Por Carla Ferreira para as Blogueiras Negras
Praticamente todos os anos, para ser precisa no mês de agosto, me vem a seguinte lembrança: eu, com seis anos de idade, sentada na varanda de casa, com a minha mãe (que é a minha avó materna) antes das seis da tarde esperando para fazer a reza de Omolú.
A fé pelos orixás, bem como a religião de matriz africana se fez presente na minha vida desde cedo. Bisneta de africano e índia, o candomblé entrou na família segundo a história oral da minha mãe pelo meu tataravô, que nasceu na África e aqui no Brasil veio a ser capitão do mato.
Diz minha mãe que ele era feiticeiro, dos bons, de nação Angola. Foi repassando para os filhos como cuidar da “nossa família” (maneira de denominar o nosso candomblé até hoje, já que a família toda praticamente é iniciada na religião). Até a linhagem da minha mãe (avó) todos nasceram na Bahia e foram iniciados no candomblé da Nação Engenho Velho.
No meu caso, precisei ser iniciada na religião bem cedo, mais precisamente aos quatro meses de idade, devido a problemas que no início pensava-se que eram de saúde e que na verdade eram de herança.
Eu, por ser a primeira filha da primeira filha herdei um orixá que aos olhos de alguns é complicado além de toda mediunidade da minha mãe.
Cresci neste meio e passei a seguir um caminho que confesso que no início não entendia muito a logicidade e a complexidade da minha herança o amor e a caridade aos orixás, pois quem batesse no nosso portão necessitando de uma ajuda, uma reza não era negado.
Minha mãe (vó) nunca quis que seguíssemos a religião da família, por mais que estivéssemos dentro da coisa em si, sempre quis que fossemos a igreja católica, íamos a missa, fizemos primeira comunhão, eu fiz crisma e até fui professora de catequese, situação que teve fim assim que comecei a questionar o padre da igreja que eu frequentava. Isto somou-se à dificuldade que notava em minha mãe de prosseguir com os cuidados da nossa casa, já com o cansaço da idade (aos 6 anos de idade já trabalhava para ajudar os outros e desenvolvia sua mediunidade) e o descaso da minha família, já que só procuravam cuidar do orixá quando necessitavam de algo – e isto me causava uma certa revolta.
Observando tudo isto e um pouco confusa, resolvi abandonar de vez a igreja católica e mergulhar de cabeça na minha origem e herança.

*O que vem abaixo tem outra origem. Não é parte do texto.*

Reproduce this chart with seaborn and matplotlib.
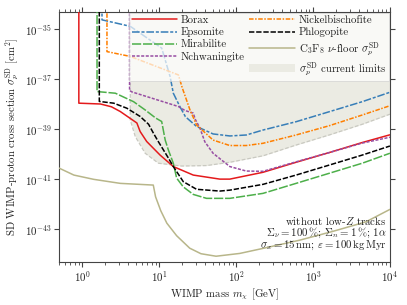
import matplotlib
matplotlib.use("Agg")
import matplotlib.pyplot as plt
import matplotlib.ticker as mticker
from matplotlib.patches import Patch
import numpy as np
import pandas as pd
import seaborn as sns

# ---------------- data ----------------
borax_m = [0.905, 0.905, 1.73, 2.4, 3.13, 5.14, 5.67, 6.9, 10.3, 15.3, 27.8, 61.6, 83, 224, 603, 1622, 4365, 10000]
borax_s = [1e-34, 1.10e-38, 1.02e-38, 7.9e-39, 5.1e-39, 1.78e-39, 8.1e-40, 3.24e-40, 9.3e-41, 3.24e-41,
           1.48e-41, 1.02e-41, 1.02e-41, 1.91e-41, 4.8e-41, 1.17e-40, 2.95e-40, 6.0e-40]

epsomite_m = [1.81, 1.81, 4.22, 10.8, 12.0, 13.9, 15.3, 18.6, 22.0, 30.7, 50.3, 83, 136, 224, 603, 1622, 4365, 10000]
epsomite_s = [1e-34, 2.34e-35, 1.29e-35, 1.74e-36, 5.9e-37, 1.26e-37, 2.75e-38, 8.1e-39, 3.16e-39, 1.29e-39,
              6.5e-40, 5.4e-40, 5.9e-40, 9.3e-40, 2.0e-39, 5.0e-39, 1.26e-38, 3.0e-38]

mirabilite_m = [1.56, 1.56, 2.7, 4.66, 6.59, 9.0, 10.8, 12.0, 13.2, 15.3, 16.9, 20.6, 27.8, 41.3, 83, 224, 603, 1622, 4365, 10000]
mirabilite_s = [1e-34, 3.2e-38, 2.75e-38, 1.26e-38, 5.9e-39, 2.82e-39, 2.04e-39, 3.7e-40, 1.48e-40, 4.4e-41,
                1.12e-41, 5.0e-42, 2.5e-42, 1.74e-42, 1.74e-42, 2.75e-42, 6.9e-42, 1.74e-41, 4.4e-41, 1.10e-40]

nchwaningite_m = [4.13, 4.13, 4.43, 17.8, 21.7, 27.8, 29.5, 33.9, 39.3, 50.3, 83, 136, 224, 603, 1622, 4365, 10000]
nchwaningite_s = [1e-34, 3.55e-38, 3.1e-38, 8.1e-39, 5.6e-39, 4.4e-39, 2.5e-39, 1.12e-39, 3.16e-40, 1.10e-40,
                  3.24e-41, 2.14e-41, 2.09e-41, 5.0e-41, 1.17e-40, 2.8e-40, 4.8e-40]

nickel_m = [2.1, 2.1, 4.22, 17.8, 20.0, 25.2, 30.7, 50.3, 83, 136, 224, 603, 1622, 4365, 10000]
nickel_s = [1e-34, 1.26e-36, 8.1e-37, 1.48e-37, 4.5e-38, 5.9e-39, 1.48e-39, 3.7e-40, 2.24e-40, 2.24e-40,
            2.75e-40, 5.9e-40, 1.38e-39, 3.7e-39, 8.7e-39]

phlogopite_m = [1.67, 1.67, 2.57, 3.82, 5.67, 7.3, 8.45, 9.8, 11.4, 13.2, 15.3, 20.6, 30.7, 61.6, 83, 224, 603, 1622, 4365, 10000]
phlogopite_s = [1e-34, 1.29e-38, 1.10e-38, 6.9e-39, 3.24e-39, 1.58e-39, 6.9e-40, 3.16e-40, 1.48e-40, 7.1e-41,
                3.24e-41, 8.1e-42, 4.0e-42, 3.4e-42, 3.7e-42, 6.3e-42, 1.48e-41, 3.7e-41, 9.3e-41, 2.14e-40]

floor_m = [0.5, 0.78, 1.41, 3.13, 8.4, 9.0, 10.5, 12.6, 16.9, 25.0, 35.0, 55.0, 112, 246, 667, 1800, 4870, 10000]
floor_s = [2.82e-41, 1.48e-41, 1.0e-41, 6.9e-42, 5.9e-42, 2.0e-42, 5.6e-43, 1.78e-43, 5.6e-44, 1.78e-44,
           1.07e-44, 8.5e-45, 1.10e-44, 1.86e-44, 3.7e-44, 8.3e-44, 2.0e-43, 6.3e-43]

limits_m = [4.22, 4.22, 4.9, 6.59, 9.8, 19.6, 41.3, 83, 224, 603, 1622, 4365, 10000]
limits_s = [1e-34, 2.34e-39, 5.1e-40, 1.10e-40, 4.4e-41, 3.4e-41, 3.55e-41, 4.8e-41, 8.7e-41, 2.34e-40,
            5.9e-40, 1.58e-39, 4.0e-39]
limits_top = 1e-30

x_ticks = [1, 10, 100, 1000, 10000]
y_ticks = [1e-43, 1e-41, 1e-39, 1e-37, 1e-35]

annotation = ["without low-$Z$ tracks",
              r"$\Sigma_\nu = 100\,\%$; $\Sigma_n = 1\,\%$; $1\alpha$",
              r"$\sigma_x = 15\,\mathrm{nm}$; $\varepsilon = 100\,\mathrm{kg\,Myr}$"]

# ---------------- style ----------------
sns.set_style("ticks")
plt.rcParams.update({
    "font.family": ["cmr10", "DejaVu Serif"],
    "mathtext.fontset": "cm",
    "axes.unicode_minus": False,
    "axes.formatter.use_mathtext": True,
    "font.size": 7.8,
    "axes.edgecolor": "#444444",
    "axes.linewidth": 0.8,
    "xtick.color": "#444444",
    "ytick.color": "#444444",
    "xtick.labelcolor": "#222222",
    "ytick.labelcolor": "#222222",
    "text.color": "#222222",
    "axes.labelcolor": "#222222",
})

fig = plt.figure(figsize=(4.07, 3.05), dpi=100)
ax = fig.add_axes([0.145, 0.141, 0.813, 0.821])

LW = 1.1
series = [
    ("Borax", borax_m, borax_s, "#e41a1c", "-"),
    ("Epsomite", epsomite_m, epsomite_s, "#377eb8", (0, (5, 1.2, 2, 1.2))),
    ("Mirabilite", mirabilite_m, mirabilite_s, "#4daf4a", (0, (6, 1.2))),
    ("Nchwaningite", nchwaningite_m, nchwaningite_s, "#984ea3", (0, (2, 1))),
    ("Nickelbischofite", nickel_m, nickel_s, "#ff7f00", (0, (3, 1, 1, 1))),
    ("Phlogopite", phlogopite_m, phlogopite_s, "black", (0, (3.5, 1.2))),
    (r"C$_3$F$_8$ $\nu$-floor $\sigma_p^{\rm SD}$", floor_m, floor_s, "#b8b68a", "-"),
]

# current limits shading
lim_df = pd.DataFrame({"m": limits_m, "s": limits_s})
ax.fill_between(lim_df["m"], lim_df["s"], limits_top, color="#ebebe3", lw=0, zorder=1)
sns.lineplot(data=lim_df, x="m", y="s", ax=ax, sort=False, estimator=None,
             color="#c9c9c1", lw=0.9, linestyle=(0, (3, 1.5)), zorder=1.5)

handles = []
for name, m, s, col, ls in series:
    df = pd.DataFrame({"m": m, "s": s})
    sns.lineplot(data=df, x="m", y="s", ax=ax, sort=False, estimator=None,
                 color=col, lw=LW, linestyle=ls, zorder=3)
    handles.append(ax.lines[-1])
labels = [s[0] for s in series]
handles.append(Patch(facecolor="#ebebe3", edgecolor="none"))
labels.append(r"$\sigma_p^{\rm SD}$ current limits")

ax.set_xscale("log")
ax.set_yscale("log")
ax.set_xlim(0.5, 1e4)
ax.set_ylim(5e-45, 5e-35)
ax.set_xticks(x_ticks)
ax.xaxis.set_minor_locator(mticker.LogLocator(base=10, subs=np.arange(2, 10)))
ax.xaxis.set_minor_formatter(mticker.NullFormatter())
ax.set_yticks(y_ticks)
ax.yaxis.set_minor_locator(mticker.NullLocator())
ax.xaxis.set_major_formatter(mticker.LogFormatterSciNotation())
ax.yaxis.set_major_formatter(mticker.LogFormatterSciNotation())
ax.tick_params(which="both", top=True, right=True, direction="out")
ax.tick_params(which="major", length=3.5, width=0.8, labelsize=7.8, pad=2)
ax.tick_params(which="minor", length=2, width=0.6)

ax.set_xlabel(r"WIMP mass $m_\chi$ [GeV]", fontsize=7.8, labelpad=2)
ax.set_ylabel(r"SD WIMP-proton cross section $\sigma_p^{\rm SD}$ [cm$^2$]", fontsize=7.8, labelpad=3)

leg = ax.legend(handles, labels, ncol=2,
                loc="upper right", fontsize=7.8, frameon=True, fancybox=False,
                framealpha=0.7, edgecolor="#cccccc", facecolor="white",
                handlelength=4.2, handletextpad=0.35, columnspacing=0.4,
                labelspacing=0.22, borderpad=0.25, borderaxespad=0.1)
leg.get_frame().set_linewidth(0.6)
leg.set_zorder(5)

ax.text(0.99, 0.04, "\n".join(annotation), transform=ax.transAxes,
        ha="right", va="bottom", fontsize=7.8, linespacing=0.88, zorder=6)

fig.savefig("out.png", dpi=100)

Confesso que o ingresso na graduação de história onde surgiu a oportunidade de estagiar no Laboratório de Estudos Afro-Brasileiros, literalmente retirou venda dos meus olhos.
Nós, negras e negros brasileiros andamos vendados ou vendidos a uma realidade que não é nossa, é imposta. A meu ver, o conhecimento resulta na defesa, na não estagnação, no não rendimento e aceitação de qualquer coisa ou cultura que nos seja imposta.
Assim como minha mãe não queria que nós seguíssemos a religião trazida pelo meu bisavô, ou até poderíamos seguir “mas tínhamos que frequentar a igreja católica”, “tínhamos que tomar a hóstia”. Como sempre, tudo o que negro faz é errado, há de se fazer algo branco pra se “purificar”. Minha bisavó sempre olhava para mim, principalmente quando estava macerando as ervas e dizia: “primeira filha da primeira filha”.
Hoje eu entendo a responsabilidade de dar continuidade à toda a história de um povo e de uma família, ser parte da herança e o mais importante, repassar esta história com a liberdade e a consciência de estar fazendo o certo, não deixar minha cultura se esvair. O conhecimento liberta da culpa, possibilitando o real entendimento e o livramento que há tempos impuseram sobre nosso povo. Compreender todo este processo não foi fácil, estamos falando de escravidão e servidão de corpo e alma, que não vem de hoje.
Se libertar de certos preconceitos que já se tornaram conceitos na sociedade é um processo árduo e complicado, porém não é impossível.
Hoje, cuido do que é meu e da minha família há gerações e agora repasso para a minha filha, já sem medo, já sem culpa. Acredito que se ela for repassar para os filhos dela já terá algo de diferente: a liberdade.